Source records:
-- begin --
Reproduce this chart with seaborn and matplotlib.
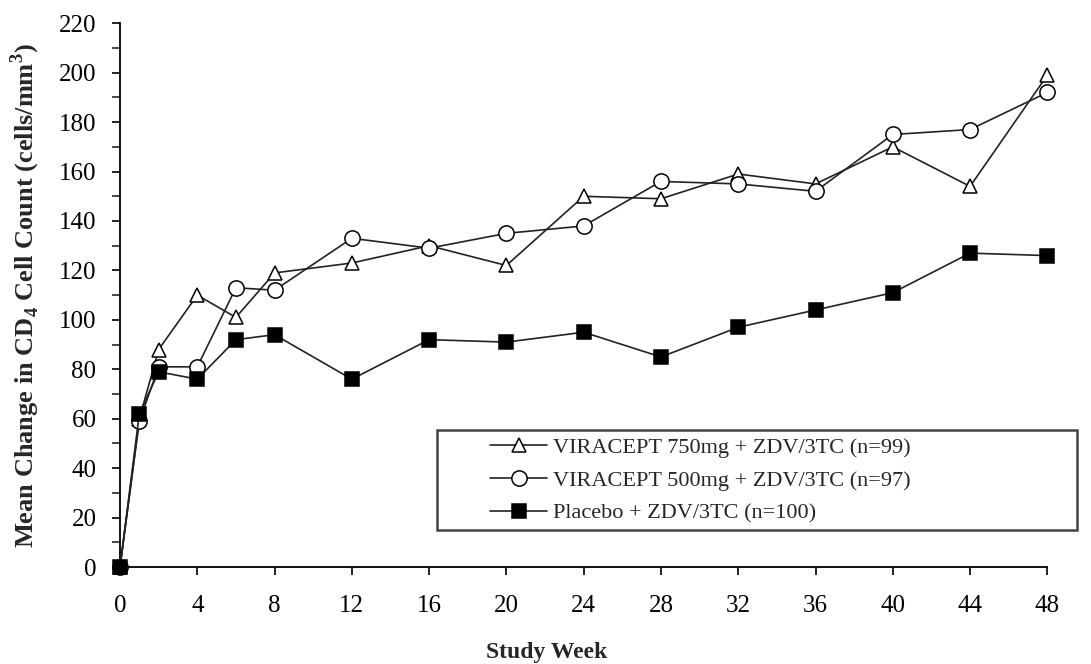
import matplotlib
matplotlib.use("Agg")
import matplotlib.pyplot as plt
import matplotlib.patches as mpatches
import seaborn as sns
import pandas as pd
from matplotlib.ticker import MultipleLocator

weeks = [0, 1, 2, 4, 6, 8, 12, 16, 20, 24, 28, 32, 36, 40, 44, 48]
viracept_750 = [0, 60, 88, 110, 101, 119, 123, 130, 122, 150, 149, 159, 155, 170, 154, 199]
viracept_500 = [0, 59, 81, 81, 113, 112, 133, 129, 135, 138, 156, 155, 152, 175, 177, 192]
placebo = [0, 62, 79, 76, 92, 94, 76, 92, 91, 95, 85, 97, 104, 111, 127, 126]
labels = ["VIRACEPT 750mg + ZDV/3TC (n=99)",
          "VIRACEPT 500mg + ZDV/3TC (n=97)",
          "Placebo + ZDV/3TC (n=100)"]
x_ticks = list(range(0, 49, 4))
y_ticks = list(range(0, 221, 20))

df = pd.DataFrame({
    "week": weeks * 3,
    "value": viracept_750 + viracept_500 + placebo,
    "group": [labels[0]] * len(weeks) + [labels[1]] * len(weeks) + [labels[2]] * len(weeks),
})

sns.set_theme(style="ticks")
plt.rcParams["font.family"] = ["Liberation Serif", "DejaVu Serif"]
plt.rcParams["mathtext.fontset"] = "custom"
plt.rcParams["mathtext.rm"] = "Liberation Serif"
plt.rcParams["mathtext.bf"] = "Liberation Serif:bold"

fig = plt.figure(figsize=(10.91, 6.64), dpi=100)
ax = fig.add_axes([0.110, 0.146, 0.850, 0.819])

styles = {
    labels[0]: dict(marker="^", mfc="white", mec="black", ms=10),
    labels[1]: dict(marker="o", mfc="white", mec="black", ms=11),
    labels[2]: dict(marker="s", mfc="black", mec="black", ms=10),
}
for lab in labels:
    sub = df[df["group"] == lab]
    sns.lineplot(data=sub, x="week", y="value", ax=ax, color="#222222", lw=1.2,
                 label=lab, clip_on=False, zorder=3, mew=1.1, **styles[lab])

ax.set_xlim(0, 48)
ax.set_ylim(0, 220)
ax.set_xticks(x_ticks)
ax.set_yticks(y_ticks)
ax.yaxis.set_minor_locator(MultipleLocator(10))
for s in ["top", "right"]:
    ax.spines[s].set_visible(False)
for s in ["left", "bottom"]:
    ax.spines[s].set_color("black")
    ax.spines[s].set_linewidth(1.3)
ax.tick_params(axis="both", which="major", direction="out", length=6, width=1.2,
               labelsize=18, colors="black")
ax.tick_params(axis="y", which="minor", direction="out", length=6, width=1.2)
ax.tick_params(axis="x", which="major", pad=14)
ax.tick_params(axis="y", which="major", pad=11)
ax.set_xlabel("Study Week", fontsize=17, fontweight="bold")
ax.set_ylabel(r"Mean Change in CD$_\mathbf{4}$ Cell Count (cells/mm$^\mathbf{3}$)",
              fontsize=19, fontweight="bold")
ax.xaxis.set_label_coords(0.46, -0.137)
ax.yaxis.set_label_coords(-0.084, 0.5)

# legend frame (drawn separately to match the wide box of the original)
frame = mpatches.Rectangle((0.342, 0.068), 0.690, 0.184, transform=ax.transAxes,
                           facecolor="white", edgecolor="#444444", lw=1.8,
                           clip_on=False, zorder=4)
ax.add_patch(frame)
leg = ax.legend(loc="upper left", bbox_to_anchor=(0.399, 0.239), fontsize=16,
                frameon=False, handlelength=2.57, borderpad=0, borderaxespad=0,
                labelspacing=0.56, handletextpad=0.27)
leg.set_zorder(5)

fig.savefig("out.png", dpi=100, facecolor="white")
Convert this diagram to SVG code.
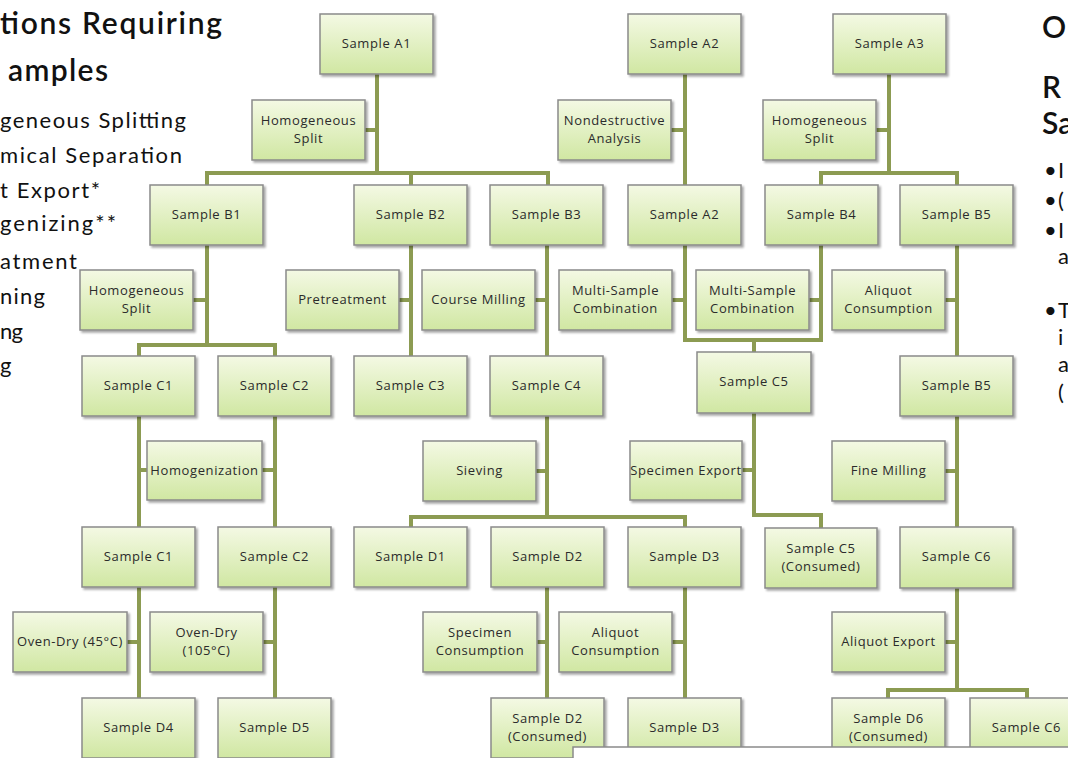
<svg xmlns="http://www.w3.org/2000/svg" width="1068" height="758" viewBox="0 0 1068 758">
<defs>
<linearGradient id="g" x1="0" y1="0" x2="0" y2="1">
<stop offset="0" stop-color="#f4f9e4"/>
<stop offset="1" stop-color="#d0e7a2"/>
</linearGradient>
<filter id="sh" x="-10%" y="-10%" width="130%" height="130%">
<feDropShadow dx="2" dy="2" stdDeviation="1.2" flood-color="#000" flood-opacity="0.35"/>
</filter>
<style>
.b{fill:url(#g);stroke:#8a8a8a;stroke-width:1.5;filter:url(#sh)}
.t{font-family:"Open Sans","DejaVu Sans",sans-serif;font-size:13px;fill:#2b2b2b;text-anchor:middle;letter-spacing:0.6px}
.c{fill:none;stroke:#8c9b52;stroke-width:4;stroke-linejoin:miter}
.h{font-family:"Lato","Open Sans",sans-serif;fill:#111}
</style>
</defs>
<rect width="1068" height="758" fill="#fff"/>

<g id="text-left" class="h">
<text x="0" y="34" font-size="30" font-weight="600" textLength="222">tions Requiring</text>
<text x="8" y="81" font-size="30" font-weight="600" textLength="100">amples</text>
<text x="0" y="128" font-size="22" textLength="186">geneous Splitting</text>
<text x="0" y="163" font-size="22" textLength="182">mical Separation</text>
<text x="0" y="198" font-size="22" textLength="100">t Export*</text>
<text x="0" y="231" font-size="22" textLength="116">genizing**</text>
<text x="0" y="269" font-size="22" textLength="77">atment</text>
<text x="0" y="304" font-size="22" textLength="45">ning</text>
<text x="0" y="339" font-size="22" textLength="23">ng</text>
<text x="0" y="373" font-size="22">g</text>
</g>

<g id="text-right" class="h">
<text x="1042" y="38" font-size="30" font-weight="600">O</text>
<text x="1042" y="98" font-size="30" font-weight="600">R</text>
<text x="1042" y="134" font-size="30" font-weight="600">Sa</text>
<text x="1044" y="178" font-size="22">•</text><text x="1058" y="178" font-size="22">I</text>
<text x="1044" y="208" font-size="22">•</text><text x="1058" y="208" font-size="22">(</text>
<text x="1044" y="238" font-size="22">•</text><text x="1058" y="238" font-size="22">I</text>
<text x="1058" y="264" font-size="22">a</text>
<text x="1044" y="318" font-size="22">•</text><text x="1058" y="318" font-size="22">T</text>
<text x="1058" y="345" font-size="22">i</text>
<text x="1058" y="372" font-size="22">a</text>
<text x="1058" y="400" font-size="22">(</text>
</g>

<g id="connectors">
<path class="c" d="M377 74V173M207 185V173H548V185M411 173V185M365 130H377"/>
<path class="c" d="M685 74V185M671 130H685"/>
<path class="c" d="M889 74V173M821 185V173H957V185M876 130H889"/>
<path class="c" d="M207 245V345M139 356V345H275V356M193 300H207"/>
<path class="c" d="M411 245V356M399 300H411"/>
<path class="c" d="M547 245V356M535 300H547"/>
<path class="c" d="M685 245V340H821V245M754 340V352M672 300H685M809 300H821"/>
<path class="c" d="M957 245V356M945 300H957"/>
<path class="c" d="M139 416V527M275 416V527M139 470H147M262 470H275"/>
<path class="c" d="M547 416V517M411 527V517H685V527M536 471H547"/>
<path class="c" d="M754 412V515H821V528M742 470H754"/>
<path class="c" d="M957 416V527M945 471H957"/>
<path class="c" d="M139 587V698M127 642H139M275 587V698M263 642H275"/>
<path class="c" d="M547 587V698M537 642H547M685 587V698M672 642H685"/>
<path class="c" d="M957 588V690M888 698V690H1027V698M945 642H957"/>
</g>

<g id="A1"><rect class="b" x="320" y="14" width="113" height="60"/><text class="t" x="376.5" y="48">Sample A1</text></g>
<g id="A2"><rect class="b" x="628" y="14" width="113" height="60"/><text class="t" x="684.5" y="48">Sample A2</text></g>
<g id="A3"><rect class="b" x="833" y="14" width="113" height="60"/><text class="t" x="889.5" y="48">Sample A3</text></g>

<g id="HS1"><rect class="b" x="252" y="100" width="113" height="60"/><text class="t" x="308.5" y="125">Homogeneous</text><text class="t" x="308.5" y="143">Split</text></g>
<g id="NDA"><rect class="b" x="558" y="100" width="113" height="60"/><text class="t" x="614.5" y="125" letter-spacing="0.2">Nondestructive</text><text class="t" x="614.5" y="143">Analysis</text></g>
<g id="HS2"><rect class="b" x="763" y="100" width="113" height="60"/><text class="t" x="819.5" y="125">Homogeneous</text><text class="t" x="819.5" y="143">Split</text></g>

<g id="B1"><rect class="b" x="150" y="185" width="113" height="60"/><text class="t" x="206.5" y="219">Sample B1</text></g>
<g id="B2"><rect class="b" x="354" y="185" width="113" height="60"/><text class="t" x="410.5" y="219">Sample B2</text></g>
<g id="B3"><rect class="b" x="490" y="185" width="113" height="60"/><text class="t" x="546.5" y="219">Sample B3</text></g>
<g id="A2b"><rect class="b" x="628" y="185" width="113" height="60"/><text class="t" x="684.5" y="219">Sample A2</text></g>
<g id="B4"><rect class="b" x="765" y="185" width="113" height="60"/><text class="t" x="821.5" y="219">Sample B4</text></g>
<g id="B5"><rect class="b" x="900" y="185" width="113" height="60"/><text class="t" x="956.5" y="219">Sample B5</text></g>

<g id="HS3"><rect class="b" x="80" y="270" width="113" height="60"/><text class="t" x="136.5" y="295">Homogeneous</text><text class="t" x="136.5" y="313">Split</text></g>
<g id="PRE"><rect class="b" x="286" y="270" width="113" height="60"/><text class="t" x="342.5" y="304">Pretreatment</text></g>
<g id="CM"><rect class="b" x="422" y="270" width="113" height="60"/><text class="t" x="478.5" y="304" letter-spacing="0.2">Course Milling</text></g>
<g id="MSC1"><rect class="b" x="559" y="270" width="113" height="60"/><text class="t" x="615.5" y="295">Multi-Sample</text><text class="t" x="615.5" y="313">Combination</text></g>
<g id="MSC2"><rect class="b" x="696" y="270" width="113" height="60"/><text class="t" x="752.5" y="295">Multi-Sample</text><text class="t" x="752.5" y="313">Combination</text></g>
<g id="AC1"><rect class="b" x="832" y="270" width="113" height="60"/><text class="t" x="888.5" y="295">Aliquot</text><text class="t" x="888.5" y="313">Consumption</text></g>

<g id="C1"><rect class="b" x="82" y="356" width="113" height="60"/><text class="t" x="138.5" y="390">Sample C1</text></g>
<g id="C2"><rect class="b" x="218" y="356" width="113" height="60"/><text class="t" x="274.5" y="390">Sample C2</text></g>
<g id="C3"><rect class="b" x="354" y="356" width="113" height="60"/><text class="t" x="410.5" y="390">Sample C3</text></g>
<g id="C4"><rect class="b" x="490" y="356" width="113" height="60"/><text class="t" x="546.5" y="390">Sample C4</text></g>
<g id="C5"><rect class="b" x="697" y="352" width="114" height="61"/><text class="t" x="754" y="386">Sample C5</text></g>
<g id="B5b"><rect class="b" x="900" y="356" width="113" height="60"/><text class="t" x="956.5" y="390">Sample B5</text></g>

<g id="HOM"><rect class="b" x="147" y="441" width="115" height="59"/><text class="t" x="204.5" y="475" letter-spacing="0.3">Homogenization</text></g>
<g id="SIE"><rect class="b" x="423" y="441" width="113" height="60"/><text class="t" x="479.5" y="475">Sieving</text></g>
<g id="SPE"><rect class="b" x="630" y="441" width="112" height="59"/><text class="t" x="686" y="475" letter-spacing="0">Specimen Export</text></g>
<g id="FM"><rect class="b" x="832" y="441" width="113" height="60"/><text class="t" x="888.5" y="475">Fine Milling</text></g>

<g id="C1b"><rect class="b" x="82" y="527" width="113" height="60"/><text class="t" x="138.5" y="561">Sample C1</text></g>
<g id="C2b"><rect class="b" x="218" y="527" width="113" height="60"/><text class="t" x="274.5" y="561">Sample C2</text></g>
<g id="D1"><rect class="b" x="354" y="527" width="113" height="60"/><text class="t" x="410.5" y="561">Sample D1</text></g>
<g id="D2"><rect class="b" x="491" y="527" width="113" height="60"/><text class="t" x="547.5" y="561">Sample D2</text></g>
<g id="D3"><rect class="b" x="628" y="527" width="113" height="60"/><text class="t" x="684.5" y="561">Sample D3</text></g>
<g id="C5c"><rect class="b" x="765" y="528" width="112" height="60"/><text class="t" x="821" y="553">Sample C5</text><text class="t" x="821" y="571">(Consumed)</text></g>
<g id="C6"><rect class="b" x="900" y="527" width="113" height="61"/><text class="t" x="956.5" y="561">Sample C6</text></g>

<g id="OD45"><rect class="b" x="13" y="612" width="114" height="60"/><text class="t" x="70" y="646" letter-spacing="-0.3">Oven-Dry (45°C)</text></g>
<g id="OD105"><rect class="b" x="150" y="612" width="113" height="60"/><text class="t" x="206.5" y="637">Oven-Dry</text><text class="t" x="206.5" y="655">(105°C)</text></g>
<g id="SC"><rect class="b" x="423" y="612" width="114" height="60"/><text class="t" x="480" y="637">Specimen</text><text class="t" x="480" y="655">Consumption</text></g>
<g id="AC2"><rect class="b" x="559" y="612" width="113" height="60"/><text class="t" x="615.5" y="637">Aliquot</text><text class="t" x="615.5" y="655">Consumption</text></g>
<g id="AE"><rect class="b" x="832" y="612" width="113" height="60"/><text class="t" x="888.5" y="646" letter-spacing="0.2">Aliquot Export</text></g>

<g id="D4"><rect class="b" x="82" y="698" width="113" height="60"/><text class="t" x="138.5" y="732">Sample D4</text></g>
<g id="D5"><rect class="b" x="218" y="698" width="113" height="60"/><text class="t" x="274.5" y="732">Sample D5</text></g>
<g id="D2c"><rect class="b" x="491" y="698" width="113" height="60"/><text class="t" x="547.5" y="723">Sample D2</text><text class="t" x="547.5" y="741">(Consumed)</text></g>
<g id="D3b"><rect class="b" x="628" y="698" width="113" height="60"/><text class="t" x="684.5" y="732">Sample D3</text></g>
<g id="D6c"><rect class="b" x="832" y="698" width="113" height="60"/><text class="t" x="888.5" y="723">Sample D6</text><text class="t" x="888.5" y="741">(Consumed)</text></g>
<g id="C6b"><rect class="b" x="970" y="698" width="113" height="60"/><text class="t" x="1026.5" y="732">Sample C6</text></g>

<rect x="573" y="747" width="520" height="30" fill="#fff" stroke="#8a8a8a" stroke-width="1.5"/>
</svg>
-- end --
TO DO - Among the lines of the records above, count those holding the string "this", and report only the number.

REPLY TO THE EXERCISE - 2